I’m trying to compute the square root of the following squared block matrix:

[tex]
\begin{equation}
M=\begin{bmatrix}
A &B\\
C &D\\
\end{bmatrix}
\end{equation}
[/tex]

(that is M^(1/2))as function of A,B,C, D wich are all square matrices.

Can you help me?

I sincerely thank you! :)

All the best

GoodSpirit

tiny-tim

Hi GoodSpirit!

Have you tried transforming it into the form
[tex]
\begin{equation}
M=\begin{bmatrix}
P &0\\
0 &Q\\
\end{bmatrix}
\end{equation}
[/tex]

GoodSpirit

Hi tiny-tim,

Thank you for answering.
That´s an interesting idea but how do you do that...?
It is not easy...
I must say that there is more...
M is a typical covariance matrix so it is symmetric and semi-positive definite.
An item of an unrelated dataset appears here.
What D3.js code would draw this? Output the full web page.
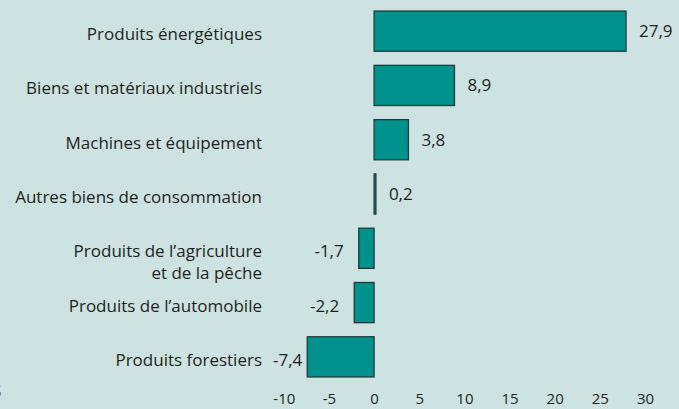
<!DOCTYPE html>
<html>
<head>
<meta charset="utf-8">
<script src="https://cdn.jsdelivr.net/npm/d3@7"></script>
<style>
  html, body { margin: 0; padding: 0; background: #cce3e1; }
  svg { display: block; font-family: "Open Sans", "Noto Sans", sans-serif; }
</style>
</head>
<body>
<div id="chart"></div>
<script>
const categories = [
  "Produits énergétiques",
  "Biens et matériaux industriels",
  "Machines et équipement",
  "Autres biens de consommation",
  "Produits de l’agriculture\net de la pêche",
  "Produits de l’automobile",
  "Produits forestiers"
];
const values = [27.9, 8.9, 3.8, 0.2, -1.7, -2.2, -7.4];
const ticks = [-10, -5, 0, 5, 10, 15, 20, 25, 30];

const W = 679, H = 409;
const fmt = v => d3.format(".1f")(v).replace("\u2212", "-").replace(".", ",");

const svg = d3.select("#chart").append("svg").attr("width", W).attr("height", H);

const x = d3.scaleLinear().domain([-10, 30]).range([283.8, 645]);
const y = d3.scaleBand().domain(categories).range([4, 384]).paddingInner(0.26).paddingOuter(0.13);

const data = categories.map((c, i) => ({ cat: c, value: values[i] }));

// bars
svg.selectAll(".bar").data(data).join("rect")
  .attr("class", "bar")
  .attr("x", d => x(Math.min(0, d.value)))
  .attr("y", d => y(d.cat))
  .attr("width", d => Math.abs(x(d.value) - x(0)))
  .attr("height", y.bandwidth())
  .attr("fill", "#00928d")
  .attr("stroke", "#1d3b39")
  .attr("stroke-width", 1.3);

// category labels
const labelX = 262;
data.forEach(d => {
  const lines = d.cat.split("\n");
  const cy = y(d.cat) + y.bandwidth() / 2 + 3;
  const t = svg.append("text")
    .attr("x", labelX)
    .attr("y", cy)
    .attr("text-anchor", "end")
    .style("font-size", "17px")
    .style("fill", "#231f20");
  lines.forEach((ln, i) => {
    t.append("tspan").attr("x", labelX).attr("dy", i === 0 ? "0.35em" : "1.3em").text(ln);
  });
});

// value labels
svg.selectAll(".val").data(data).join("text")
  .attr("class", "val")
  .attr("x", d => {
    if (d.value >= 0) return x(d.value) + 13;
    const lx = x(d.value) - 15;
    return lx - 30 < labelX + 8 ? x(d.value) - 5 : lx;
  })
  .attr("y", d => y(d.cat) + y.bandwidth() / 2 + (d.value < 0 ? 3 : 0))
  .attr("dy", "0.35em")
  .attr("text-anchor", d => d.value >= 0 ? "start" : "end")
  .style("font-size", "17px")
  .style("fill", "#231f20")
  .text(d => fmt(d.value));

// x axis
const axis = svg.append("g").attr("transform", "translate(0,391)")
  .call(d3.axisBottom(x).tickValues(ticks).tickSize(0).tickPadding(0).tickFormat(d => String(d)));
axis.select(".domain").remove();
axis.selectAll("text")
  .attr("dy", "0.85em")
  .style("font-family", "\"Open Sans\", sans-serif")
  .style("font-size", "15px")
  .style("fill", "#231f20");

// cut-off note at the left edge
svg.append("text").attr("x", -9).attr("y", 397)
  .style("font-size", "22px").style("fill", "#231f20").text("s");
</script>
</body>
</html>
A and D are symmetric and positive semi-definite (covariance matrices too) and [tex]B=C^T[/tex] and B is the cross covariance matrix of A and D.

My attempt is based on eigendecomposition
$$ M=Q \Lambda Q^T $$
and
$$
M=\begin{bmatrix}
a & b \\
c & d \\
\end{bmatrix}
\begin{bmatrix}
a & b \\
c & d \\
\end{bmatrix}
$$

But it lead to something very complicated.

I really thank you all for your answer!:)

All the best

GoodSpirit